## Dataset records
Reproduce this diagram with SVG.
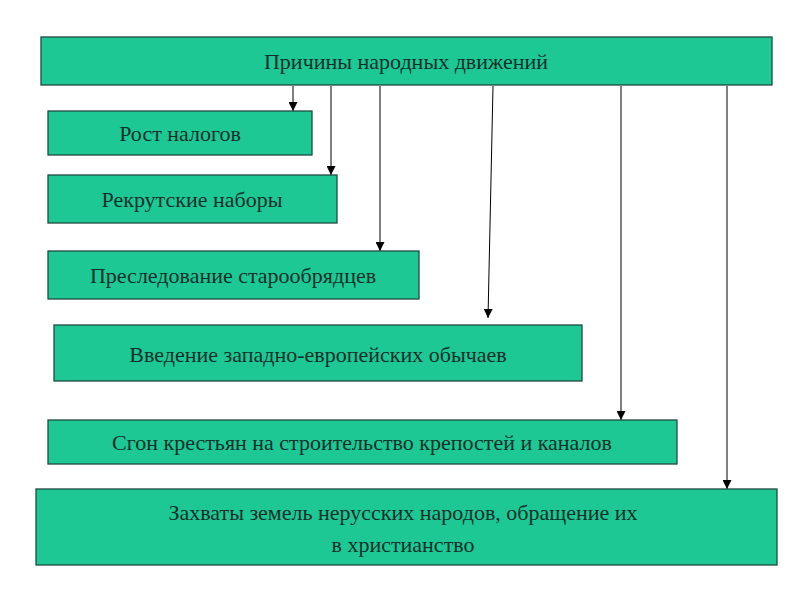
<svg xmlns="http://www.w3.org/2000/svg" width="800" height="600" viewBox="0 0 800 600">
<defs>
<style>
.b{fill:#1dc895;stroke:#1f4a40;stroke-width:1.3}
.t{font-family:"Liberation Serif",serif;font-size:22px;fill:#0f3028}
.c{stroke:#000;stroke-width:1;fill:none;marker-end:url(#a)}
</style>
<marker id="a" viewBox="0 0 10 10" refX="10" refY="5" markerWidth="9" markerHeight="9" markerUnits="userSpaceOnUse" orient="auto"><path d="M0,0L10,5L0,10z" fill="#000"/></marker>
</defs>
<rect width="800" height="600" fill="#fff"/>
<g id="connectors">
<line class="c" x1="293" y1="86" x2="293" y2="111"/>
<line class="c" x1="331" y1="86" x2="331" y2="175"/>
<line class="c" x1="380" y1="86" x2="380" y2="251"/>
<line class="c" x1="493" y1="86" x2="488" y2="318"/>
<line class="c" x1="621" y1="86" x2="621" y2="420"/>
<line class="c" x1="727" y1="86" x2="727" y2="489"/>
</g>
<g id="root"><rect class="b" x="41" y="37" width="731" height="48"/><text class="t" x="406" y="69" text-anchor="middle">Причины народных движений</text></g>
<g id="n1"><rect class="b" x="48" y="111" width="264" height="44"/><text class="t" x="180" y="141" text-anchor="middle">Рост налогов</text></g>
<g id="n2"><rect class="b" x="48" y="175" width="289" height="48"/><text class="t" x="192" y="207" text-anchor="middle">Рекрутские наборы</text></g>
<g id="n3"><rect class="b" x="48" y="251" width="371" height="48"/><text class="t" x="233" y="283" text-anchor="middle">Преследование старообрядцев</text></g>
<g id="n4"><rect class="b" x="54" y="325" width="528" height="56"/><text class="t" x="318" y="362" text-anchor="middle">Введение западно-европейских обычаев</text></g>
<g id="n5"><rect class="b" x="48" y="420" width="629" height="44"/><text class="t" x="362" y="450" text-anchor="middle">Сгон крестьян на строительство крепостей и каналов</text></g>
<g id="n6"><rect class="b" x="36" y="489" width="741" height="76"/><text class="t" x="403" y="520" text-anchor="middle">Захваты земель нерусских народов, обращение их</text><text class="t" x="403" y="552" text-anchor="middle">в христианство</text></g>
</svg>
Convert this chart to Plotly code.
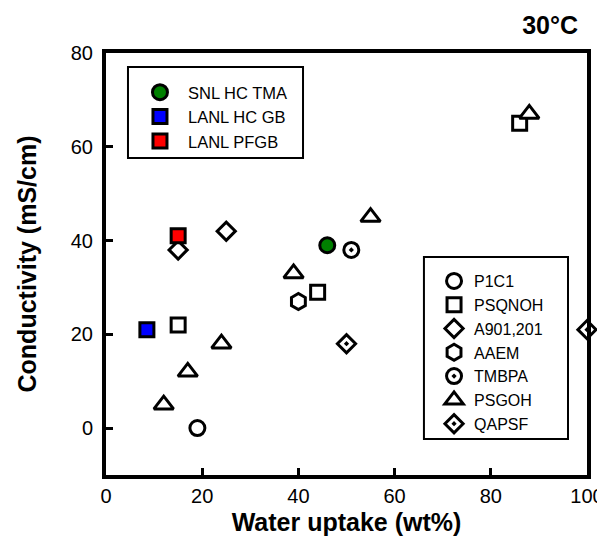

## Work required
Each line of the material above either contains the word "this" or does not; state how many do, and nothing else.

## Answer to the exercise
2